BEGIN
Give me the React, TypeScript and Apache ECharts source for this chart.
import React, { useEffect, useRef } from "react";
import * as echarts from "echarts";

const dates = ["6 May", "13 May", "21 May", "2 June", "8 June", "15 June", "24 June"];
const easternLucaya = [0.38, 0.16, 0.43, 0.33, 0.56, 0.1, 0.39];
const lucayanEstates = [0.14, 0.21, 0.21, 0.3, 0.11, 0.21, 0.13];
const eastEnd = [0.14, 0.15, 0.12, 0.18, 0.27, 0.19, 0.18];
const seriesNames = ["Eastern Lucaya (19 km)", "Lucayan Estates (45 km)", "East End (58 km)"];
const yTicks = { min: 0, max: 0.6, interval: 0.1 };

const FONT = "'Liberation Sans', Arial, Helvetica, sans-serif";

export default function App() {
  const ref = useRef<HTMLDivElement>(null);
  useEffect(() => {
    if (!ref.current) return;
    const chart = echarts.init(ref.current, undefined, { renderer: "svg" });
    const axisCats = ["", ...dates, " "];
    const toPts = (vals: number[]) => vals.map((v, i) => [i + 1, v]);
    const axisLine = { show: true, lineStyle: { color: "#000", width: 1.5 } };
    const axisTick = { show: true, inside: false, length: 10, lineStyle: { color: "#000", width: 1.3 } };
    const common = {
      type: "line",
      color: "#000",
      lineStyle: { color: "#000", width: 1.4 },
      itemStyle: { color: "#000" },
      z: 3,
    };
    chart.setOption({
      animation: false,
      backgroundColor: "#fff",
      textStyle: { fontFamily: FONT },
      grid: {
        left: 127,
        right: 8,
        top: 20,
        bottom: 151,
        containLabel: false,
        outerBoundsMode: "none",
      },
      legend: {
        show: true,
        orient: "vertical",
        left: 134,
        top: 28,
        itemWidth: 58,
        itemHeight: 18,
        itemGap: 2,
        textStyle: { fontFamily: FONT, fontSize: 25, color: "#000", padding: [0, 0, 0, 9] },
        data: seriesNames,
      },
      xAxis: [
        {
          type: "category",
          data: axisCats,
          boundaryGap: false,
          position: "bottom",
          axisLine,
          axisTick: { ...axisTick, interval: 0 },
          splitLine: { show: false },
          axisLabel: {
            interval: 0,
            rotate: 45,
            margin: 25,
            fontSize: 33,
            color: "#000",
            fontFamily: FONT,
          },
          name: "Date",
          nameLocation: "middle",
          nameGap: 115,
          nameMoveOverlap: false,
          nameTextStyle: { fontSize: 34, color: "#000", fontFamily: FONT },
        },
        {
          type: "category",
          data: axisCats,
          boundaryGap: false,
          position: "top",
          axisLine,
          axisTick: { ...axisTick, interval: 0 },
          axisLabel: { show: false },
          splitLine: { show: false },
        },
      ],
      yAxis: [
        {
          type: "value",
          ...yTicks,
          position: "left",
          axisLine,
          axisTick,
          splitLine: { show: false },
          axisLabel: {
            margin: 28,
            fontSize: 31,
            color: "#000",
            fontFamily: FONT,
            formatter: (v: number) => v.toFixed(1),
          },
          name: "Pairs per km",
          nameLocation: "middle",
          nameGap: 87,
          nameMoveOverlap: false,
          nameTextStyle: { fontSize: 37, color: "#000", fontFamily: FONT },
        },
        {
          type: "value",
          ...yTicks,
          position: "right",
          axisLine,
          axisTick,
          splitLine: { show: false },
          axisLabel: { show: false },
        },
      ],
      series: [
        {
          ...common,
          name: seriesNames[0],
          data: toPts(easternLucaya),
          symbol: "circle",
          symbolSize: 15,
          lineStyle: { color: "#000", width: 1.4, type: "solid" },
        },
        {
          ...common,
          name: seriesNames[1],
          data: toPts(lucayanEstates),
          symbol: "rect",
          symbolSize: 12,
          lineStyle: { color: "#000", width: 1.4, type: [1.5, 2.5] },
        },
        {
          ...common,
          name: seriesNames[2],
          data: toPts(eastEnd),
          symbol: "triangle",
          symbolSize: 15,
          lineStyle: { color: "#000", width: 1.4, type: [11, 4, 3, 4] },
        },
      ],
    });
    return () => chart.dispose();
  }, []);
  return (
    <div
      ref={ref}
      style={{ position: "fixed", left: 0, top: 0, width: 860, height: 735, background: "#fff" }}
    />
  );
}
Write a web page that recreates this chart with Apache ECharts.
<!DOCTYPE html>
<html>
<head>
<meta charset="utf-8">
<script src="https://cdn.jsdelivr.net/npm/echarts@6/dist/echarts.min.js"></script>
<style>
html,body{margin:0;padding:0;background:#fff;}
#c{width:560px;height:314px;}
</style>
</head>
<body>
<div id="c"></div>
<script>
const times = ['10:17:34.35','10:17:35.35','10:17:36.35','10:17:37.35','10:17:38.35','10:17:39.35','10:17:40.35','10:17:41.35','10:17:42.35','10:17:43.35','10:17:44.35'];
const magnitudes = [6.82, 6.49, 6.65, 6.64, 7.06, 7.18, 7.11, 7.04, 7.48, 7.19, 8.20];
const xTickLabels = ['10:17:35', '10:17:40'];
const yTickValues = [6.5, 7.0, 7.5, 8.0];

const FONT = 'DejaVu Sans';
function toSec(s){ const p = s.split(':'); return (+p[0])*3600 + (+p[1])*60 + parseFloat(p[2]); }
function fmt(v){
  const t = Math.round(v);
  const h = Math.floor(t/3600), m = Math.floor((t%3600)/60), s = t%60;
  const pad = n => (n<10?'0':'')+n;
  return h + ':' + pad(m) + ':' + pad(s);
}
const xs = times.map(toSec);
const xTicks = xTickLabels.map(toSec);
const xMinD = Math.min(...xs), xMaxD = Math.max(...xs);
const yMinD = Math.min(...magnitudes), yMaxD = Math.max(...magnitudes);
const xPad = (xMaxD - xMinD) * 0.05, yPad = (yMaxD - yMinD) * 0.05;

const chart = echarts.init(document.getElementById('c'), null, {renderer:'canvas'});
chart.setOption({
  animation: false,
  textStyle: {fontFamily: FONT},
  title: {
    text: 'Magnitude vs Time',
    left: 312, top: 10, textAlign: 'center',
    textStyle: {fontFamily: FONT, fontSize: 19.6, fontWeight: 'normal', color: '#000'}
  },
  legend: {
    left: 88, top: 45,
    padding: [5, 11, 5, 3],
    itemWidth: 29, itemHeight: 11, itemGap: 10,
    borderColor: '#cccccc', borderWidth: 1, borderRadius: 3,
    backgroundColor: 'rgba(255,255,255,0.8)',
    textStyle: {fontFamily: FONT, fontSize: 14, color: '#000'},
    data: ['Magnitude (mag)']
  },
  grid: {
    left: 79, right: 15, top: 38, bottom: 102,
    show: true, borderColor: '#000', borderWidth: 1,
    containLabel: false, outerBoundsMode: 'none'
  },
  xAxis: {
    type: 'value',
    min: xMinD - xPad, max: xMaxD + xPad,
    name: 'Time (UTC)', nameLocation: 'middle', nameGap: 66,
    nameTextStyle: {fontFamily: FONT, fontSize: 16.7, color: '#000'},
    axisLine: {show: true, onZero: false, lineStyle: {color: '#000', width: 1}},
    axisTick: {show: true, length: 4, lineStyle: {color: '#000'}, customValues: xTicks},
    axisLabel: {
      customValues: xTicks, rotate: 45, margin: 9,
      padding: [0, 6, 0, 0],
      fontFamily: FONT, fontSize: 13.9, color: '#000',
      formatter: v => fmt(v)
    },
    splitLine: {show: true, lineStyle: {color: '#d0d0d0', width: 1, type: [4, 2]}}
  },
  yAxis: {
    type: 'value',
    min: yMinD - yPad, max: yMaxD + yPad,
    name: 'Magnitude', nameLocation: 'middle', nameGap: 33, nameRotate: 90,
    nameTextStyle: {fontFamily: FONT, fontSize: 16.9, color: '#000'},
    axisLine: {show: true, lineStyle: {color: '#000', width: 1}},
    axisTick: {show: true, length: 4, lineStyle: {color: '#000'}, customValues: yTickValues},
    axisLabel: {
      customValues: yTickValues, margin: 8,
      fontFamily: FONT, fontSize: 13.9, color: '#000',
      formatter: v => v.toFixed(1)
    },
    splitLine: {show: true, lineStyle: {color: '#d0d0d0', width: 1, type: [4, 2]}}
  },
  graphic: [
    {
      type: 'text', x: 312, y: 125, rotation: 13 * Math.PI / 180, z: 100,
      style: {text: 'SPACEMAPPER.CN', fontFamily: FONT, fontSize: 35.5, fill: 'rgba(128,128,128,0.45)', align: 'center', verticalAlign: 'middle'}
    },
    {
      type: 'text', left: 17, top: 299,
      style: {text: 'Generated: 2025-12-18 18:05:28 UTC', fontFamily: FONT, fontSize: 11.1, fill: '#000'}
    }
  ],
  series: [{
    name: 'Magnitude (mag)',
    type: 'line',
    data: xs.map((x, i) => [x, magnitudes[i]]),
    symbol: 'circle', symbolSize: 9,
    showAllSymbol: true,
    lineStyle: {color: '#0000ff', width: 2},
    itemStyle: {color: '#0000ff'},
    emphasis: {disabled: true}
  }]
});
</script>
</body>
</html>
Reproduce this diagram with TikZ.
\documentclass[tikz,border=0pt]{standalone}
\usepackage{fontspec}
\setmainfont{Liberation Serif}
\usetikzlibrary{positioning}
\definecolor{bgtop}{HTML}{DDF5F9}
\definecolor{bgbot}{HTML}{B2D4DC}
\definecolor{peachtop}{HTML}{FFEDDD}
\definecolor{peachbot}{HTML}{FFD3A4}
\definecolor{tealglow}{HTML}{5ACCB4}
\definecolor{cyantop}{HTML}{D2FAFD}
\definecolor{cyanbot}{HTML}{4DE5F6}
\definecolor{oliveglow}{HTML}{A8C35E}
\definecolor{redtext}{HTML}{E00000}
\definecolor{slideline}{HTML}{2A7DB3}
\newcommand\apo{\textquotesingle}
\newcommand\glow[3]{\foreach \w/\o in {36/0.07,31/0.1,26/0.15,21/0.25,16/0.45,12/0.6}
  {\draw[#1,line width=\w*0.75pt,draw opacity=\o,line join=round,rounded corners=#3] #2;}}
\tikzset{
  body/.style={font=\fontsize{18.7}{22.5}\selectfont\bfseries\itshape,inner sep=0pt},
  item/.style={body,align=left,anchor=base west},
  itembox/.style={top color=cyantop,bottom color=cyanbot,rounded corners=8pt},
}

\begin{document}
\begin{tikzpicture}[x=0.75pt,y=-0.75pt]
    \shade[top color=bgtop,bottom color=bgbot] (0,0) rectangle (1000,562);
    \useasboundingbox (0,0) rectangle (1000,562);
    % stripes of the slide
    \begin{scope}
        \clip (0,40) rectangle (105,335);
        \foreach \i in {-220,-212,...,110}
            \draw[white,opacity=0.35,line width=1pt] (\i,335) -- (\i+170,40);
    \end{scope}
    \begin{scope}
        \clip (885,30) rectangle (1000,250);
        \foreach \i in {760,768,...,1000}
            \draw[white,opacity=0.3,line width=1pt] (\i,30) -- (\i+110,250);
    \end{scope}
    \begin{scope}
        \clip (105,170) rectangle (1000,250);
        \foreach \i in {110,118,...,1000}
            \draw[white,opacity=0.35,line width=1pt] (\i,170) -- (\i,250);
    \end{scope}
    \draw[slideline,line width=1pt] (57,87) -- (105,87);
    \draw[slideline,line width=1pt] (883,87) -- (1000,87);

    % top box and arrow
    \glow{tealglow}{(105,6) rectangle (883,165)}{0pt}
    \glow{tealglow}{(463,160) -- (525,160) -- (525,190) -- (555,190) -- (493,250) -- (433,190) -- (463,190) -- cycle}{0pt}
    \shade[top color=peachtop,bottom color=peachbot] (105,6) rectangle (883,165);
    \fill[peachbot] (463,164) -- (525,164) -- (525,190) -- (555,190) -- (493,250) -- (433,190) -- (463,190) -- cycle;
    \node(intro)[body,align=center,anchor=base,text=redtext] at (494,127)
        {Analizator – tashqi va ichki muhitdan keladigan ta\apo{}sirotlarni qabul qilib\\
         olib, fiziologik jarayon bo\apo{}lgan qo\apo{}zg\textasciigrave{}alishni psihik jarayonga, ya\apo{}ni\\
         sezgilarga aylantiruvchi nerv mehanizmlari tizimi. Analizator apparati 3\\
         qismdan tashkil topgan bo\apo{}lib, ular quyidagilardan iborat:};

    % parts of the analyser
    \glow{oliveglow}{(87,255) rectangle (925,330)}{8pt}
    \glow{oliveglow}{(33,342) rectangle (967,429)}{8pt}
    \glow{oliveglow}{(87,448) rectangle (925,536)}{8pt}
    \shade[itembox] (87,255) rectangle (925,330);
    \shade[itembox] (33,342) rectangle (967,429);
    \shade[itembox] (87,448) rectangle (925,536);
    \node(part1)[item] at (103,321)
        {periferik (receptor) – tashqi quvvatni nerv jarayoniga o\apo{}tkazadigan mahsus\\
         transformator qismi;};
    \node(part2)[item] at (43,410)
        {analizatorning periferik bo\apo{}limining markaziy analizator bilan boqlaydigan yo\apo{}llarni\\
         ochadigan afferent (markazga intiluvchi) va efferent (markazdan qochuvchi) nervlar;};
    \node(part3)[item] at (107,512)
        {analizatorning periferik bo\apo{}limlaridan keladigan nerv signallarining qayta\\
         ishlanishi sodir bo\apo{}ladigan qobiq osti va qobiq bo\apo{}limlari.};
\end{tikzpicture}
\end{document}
END
Directions -
Copy out exactly the lines running from the one with "Write a web" to the one with "const yTickValues = [6.5, 7.0, 7.5, 8.0];", including both ends, and nothing more.

Answer in full -
Write a web page that recreates this chart with Apache ECharts.
<!DOCTYPE html>
<html>
<head>
<meta charset="utf-8">
<script src="https://cdn.jsdelivr.net/npm/echarts@6/dist/echarts.min.js"></script>
<style>
html,body{margin:0;padding:0;background:#fff;}
#c{width:560px;height:314px;}
</style>
</head>
<body>
<div id="c"></div>
<script>
const times = ['10:17:34.35','10:17:35.35','10:17:36.35','10:17:37.35','10:17:38.35','10:17:39.35','10:17:40.35','10:17:41.35','10:17:42.35','10:17:43.35','10:17:44.35'];
const magnitudes = [6.82, 6.49, 6.65, 6.64, 7.06, 7.18, 7.11, 7.04, 7.48, 7.19, 8.20];
const xTickLabels = ['10:17:35', '10:17:40'];
const yTickValues = [6.5, 7.0, 7.5, 8.0];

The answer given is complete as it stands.